Hilbert's axiom system is constructed with six primitive notions: three primitive terms:
point;
line;
plane;
and three primitive relations:
Betweenness, a ternary relation linking points;
Lies on (Containment), three binary relations, one linking points and straight lines, one linking points and planes, and one linking straight lines and planes;
Congruence, two binary relations, one linking line segments and one linking angles, each denoted by an infix ≅.
Line segments, angles, and triangles may each be defined in terms of points and straight lines, using the relations of betweenness and containment. All points, straight lines, and planes in the following axioms are distinct unless otherwise stated.
For every two points A and B there exists a line a that contains them both. We write AB = a or BA = a. Instead of "contains", we may also employ other forms of expression; for example, we may say "A lies upon a", "A is a point of a", "a goes through A and through B", "a joins A to B", etc.

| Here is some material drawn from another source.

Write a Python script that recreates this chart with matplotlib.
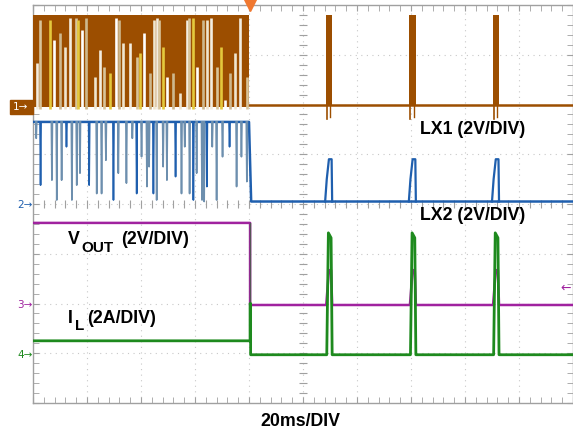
import numpy as np
import matplotlib.pyplot as plt

# scope screen: 10 x 8 divisions, 20 ms/div, y measured in divisions from the bottom
switch_t = 4.02                    # load step / end of the dense switching
pulse_t = [5.41, 6.96, 8.50]       # burst starts after the step
pulse_w = 0.13

# LX1 (ch1)
lx1_low, lx1_high, lx1_under = 6.0, 7.8, 5.7
lx1_gap_t = [0.08, 0.13, 0.31, 0.38, 0.50, 0.59, 0.69, 0.80, 0.84, 0.90, 0.99,
             1.15, 1.24, 1.31, 1.43, 1.54, 1.60, 1.66, 1.80, 1.92, 1.98, 2.06,
             2.17, 2.24, 2.29, 2.34, 2.41, 2.48, 2.60, 2.72, 2.85, 2.89, 2.97,
             3.03, 3.15, 3.23, 3.29, 3.40, 3.48, 3.56, 3.65, 3.74, 3.83, 3.96]
lx1_gap_top = [6.83, 7.70, 7.70, 7.30, 7.43, 7.16, 7.73, 7.73, 7.70, 7.50, 7.73,
               6.56, 7.10, 6.76, 6.63, 7.73, 7.70, 7.23, 7.23, 6.96, 7.03, 7.43,
               6.63, 7.70, 7.73, 7.70, 7.16, 6.56, 6.63, 6.23, 7.70, 7.73, 7.73,
               6.76, 7.70, 7.70, 7.73, 6.76, 7.16, 6.09, 6.63, 7.03, 7.73, 6.56]

# LX2 (ch2)
lx2_low, lx2_high, lx2_pulse = 4.05, 5.65, 4.9
lx2_dip_t = [0.06, 0.14, 0.35, 0.44, 0.53, 0.62, 0.72, 0.81, 0.87, 1.04, 1.18,
             1.27, 1.35, 1.49, 1.58, 1.73, 1.84, 1.92, 2.01, 2.11, 2.15, 2.23,
             2.29, 2.41, 2.48, 2.64, 2.75, 2.81, 2.90, 2.97, 3.03, 3.13, 3.17,
             3.22, 3.32, 3.40, 3.51, 3.64, 3.77, 3.86, 3.96]
lx2_dip_bot = [5.32, 4.38, 4.48, 4.08, 4.48, 5.15, 4.08, 4.38, 4.62, 4.38, 4.21,
               4.21, 4.88, 4.08, 4.62, 4.42, 5.32, 4.21, 4.95, 4.35, 4.75, 4.21,
               4.08, 4.75, 4.48, 4.55, 4.21, 5.15, 4.21, 4.08, 4.62, 4.08, 4.05,
               4.35, 5.15, 4.08, 4.95, 5.15, 4.35, 4.95, 4.45]

# VOUT (ch3) and IL (ch4)
vout_before, vout_after, vout_peak = 3.62, 1.97, 2.67
il_before, il_after, il_peak, il_step = 1.25, 0.97, 3.42, 2.0

brown = '#9c4e00'
blue = '#1f5fae'
steel = '#6d8fae'
purple = '#a0229f'
green = '#1e8a1e'

fig = plt.figure(figsize=(5.73, 4.32), dpi=100)
ax = fig.add_axes([33/573, 29/432, 540/573, 398/432])
ax.set_xlim(0, 10)
ax.set_ylim(0, 8)

# graticule
for i in range(1, 10):
    ax.axvline(i, color='#c8c8c8', lw=0.8, ls=(0, (1, 4)), zorder=0)
for j in range(1, 8):
    ax.axhline(j, color='#c8c8c8', lw=0.8, ls=(0, (1, 4)), zorder=0)
ax.set_xticks(np.arange(0, 11, 1))
ax.set_yticks(np.arange(0, 9, 1))
ax.set_xticks(np.arange(0, 10.01, 0.2), minor=True)
ax.set_yticks(np.arange(0, 8.01, 0.2), minor=True)
ax.tick_params(which='both', direction='in', length=4, color='#a0a0a0',
               labelbottom=False, labelleft=False, top=True, right=True)
for s in ax.spines.values():
    s.set_color('#a0a0a0')
    s.set_linewidth(1.0)
mt = np.arange(0, 10.01, 0.2)
ax.plot(mt, np.full(len(mt), 4.0), ls='none', marker='|', ms=6, color='#a0a0a0', mew=0.8, zorder=1)
mv = np.arange(0, 8.01, 0.2)
ax.plot(np.full(len(mv), 5.0), mv, ls='none', marker='_', ms=6, color='#a0a0a0', mew=0.8, zorder=1)

# ---- LX1 ----
ax.fill_between([0, switch_t - 0.02], lx1_low - 0.05, lx1_high, color=brown, lw=0, zorder=3)
gap_cols = ['#f3ede0', '#d8c49a', '#e4c93c', '#ffffff', '#cdb88e', '#efe6cf']
for k, (t, top) in enumerate(zip(lx1_gap_t, lx1_gap_top)):
    ax.plot([t, t], [lx1_low - 0.1, top], color=gap_cols[k % 6], lw=1.9,
            solid_capstyle='butt', zorder=4)
ax.plot([switch_t - 0.02, 10], [lx1_low, lx1_low], color=brown, lw=1.8, zorder=3)
for s in pulse_t:
    ax.fill_between([s + 0.01, s + pulse_w], lx1_low, lx1_high, color=brown, lw=0, zorder=3)
    ax.plot([s + 0.03, s + 0.03], [lx1_under, lx1_low], color=brown, lw=1.2, zorder=3)
    ax.plot([s + 0.09, s + 0.09], [lx1_under + 0.05, lx1_low], color=brown, lw=1.0, zorder=3)

# ---- LX2 ----
ax.plot([0, switch_t - 0.02, switch_t + 0.02, 10],
        [lx2_high, lx2_high, lx2_low, lx2_low], color=blue, lw=1.8, zorder=5)
for k, (t, bot) in enumerate(zip(lx2_dip_t, lx2_dip_bot)):
    c = blue if k % 4 == 1 else steel
    ax.plot([t - 0.01, t, t + 0.01], [lx2_high, bot, lx2_high], color=c, lw=1.2, zorder=5)
for s in pulse_t:
    ax.plot([s, s + 0.03, s + 0.07, s + 0.12, s + 0.13],
            [lx2_low, lx2_low + 0.45, lx2_pulse, lx2_pulse, lx2_low],
            color=blue, lw=1.6, zorder=5)

# ---- VOUT ----
xv = [0, switch_t, switch_t, switch_t + 0.02]
yv = [vout_before, vout_before, vout_after, vout_after]
for s in pulse_t:
    xv += [s + 0.02, s + 0.07, s + 0.11, s + 0.13]
    yv += [vout_after, vout_peak, vout_peak, vout_after]
xv.append(10)
yv.append(vout_after)
ax.plot(xv, yv, color=purple, lw=1.8, zorder=6)
ax.plot([switch_t - 0.005, switch_t - 0.005], [vout_before, vout_after], color='#555555', lw=1.0, zorder=6)

# ---- IL ----
xi = [0, switch_t, switch_t, switch_t + 0.01, switch_t + 0.01]
yi = [il_before, il_before, il_step, il_step, il_after]
for s in pulse_t:
    xi += [s + 0.03, s + 0.06, s + 0.11, s + 0.13]
    yi += [il_after, il_peak, il_peak - 0.1, il_after]
xi.append(10)
yi.append(il_after)
ax.plot(xi, yi, color=green, lw=2.0, zorder=7)

# ---- labels ----
lab = dict(fontsize=12.8, fontweight='bold', family='Liberation Sans', color='black', zorder=10)
sub = dict(fontsize=11, fontweight='bold', family='Liberation Sans', color='black', zorder=10)
ax.text(7.17, 5.49, 'LX1 (2V/DIV)', va='center', ha='left', **lab)
ax.text(7.17, 3.76, 'LX2 (2V/DIV)', va='center', ha='left', **lab)
ax.text(0.65, 3.28, 'V', va='center', ha='left', **lab)
ax.text(0.89, 3.12, 'OUT', va='center', ha='left', **sub)
ax.text(1.63, 3.28, '(2V/DIV)', va='center', ha='left', **lab)
ax.text(0.65, 1.70, 'I', va='center', ha='left', **lab)
ax.text(0.77, 1.54, 'L', va='center', ha='left', **sub)
ax.text(1.00, 1.70, '(2A/DIV)', va='center', ha='left', **lab)
fig.text(300/573, (432-421)/432, '20ms/DIV', ha='center', va='center',
         fontsize=12.8, fontweight='bold', family='Liberation Sans')

# channel markers
ax.plot([switch_t], [8.0], marker='v', ms=8, color='#f07830', clip_on=False, zorder=12)
fig.patches.append(plt.Rectangle((10/573, (432-114)/432), 23/573, 14/432,
                                 transform=fig.transFigure, color=brown))
fig.text(21/573, (432-107)/432, '1\u2192', color='white', fontsize=7.5, ha='center', va='center')
fig.text(25/573, (432-205)/432, '2\u2192', color=blue, fontsize=7.5, ha='center', va='center')
fig.text(25/573, (432-305)/432, '3\u2192', color=purple, fontsize=7.5, ha='center', va='center')
fig.text(25/573, (432-355)/432, '4\u2192', color=green, fontsize=7.5, ha='center', va='center')
fig.text(566/573, (432-288)/432, '\u2190', color=purple, fontsize=9, ha='center', va='center')

fig.savefig('out.png', dpi=100)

If A lies upon a and at the same time upon another line b, we make use also of the expression: "The lines a and b have the point A in common", etc.
For every two points there exists no more than one line that contains them both; consequently, if AB = a and AC = a, where B ≠ C, then also BC = a.
There exist at least two points on a line. There exist at least three points that do not lie on the same line.
For every three points A, B, C not situated on the same line there exists a plane α that contains all of them. For every plane there exists a point which lies on it. We write ABC = α. We employ also the expressions: "A, B, C lie in α"; "A, B, C are points of α", etc.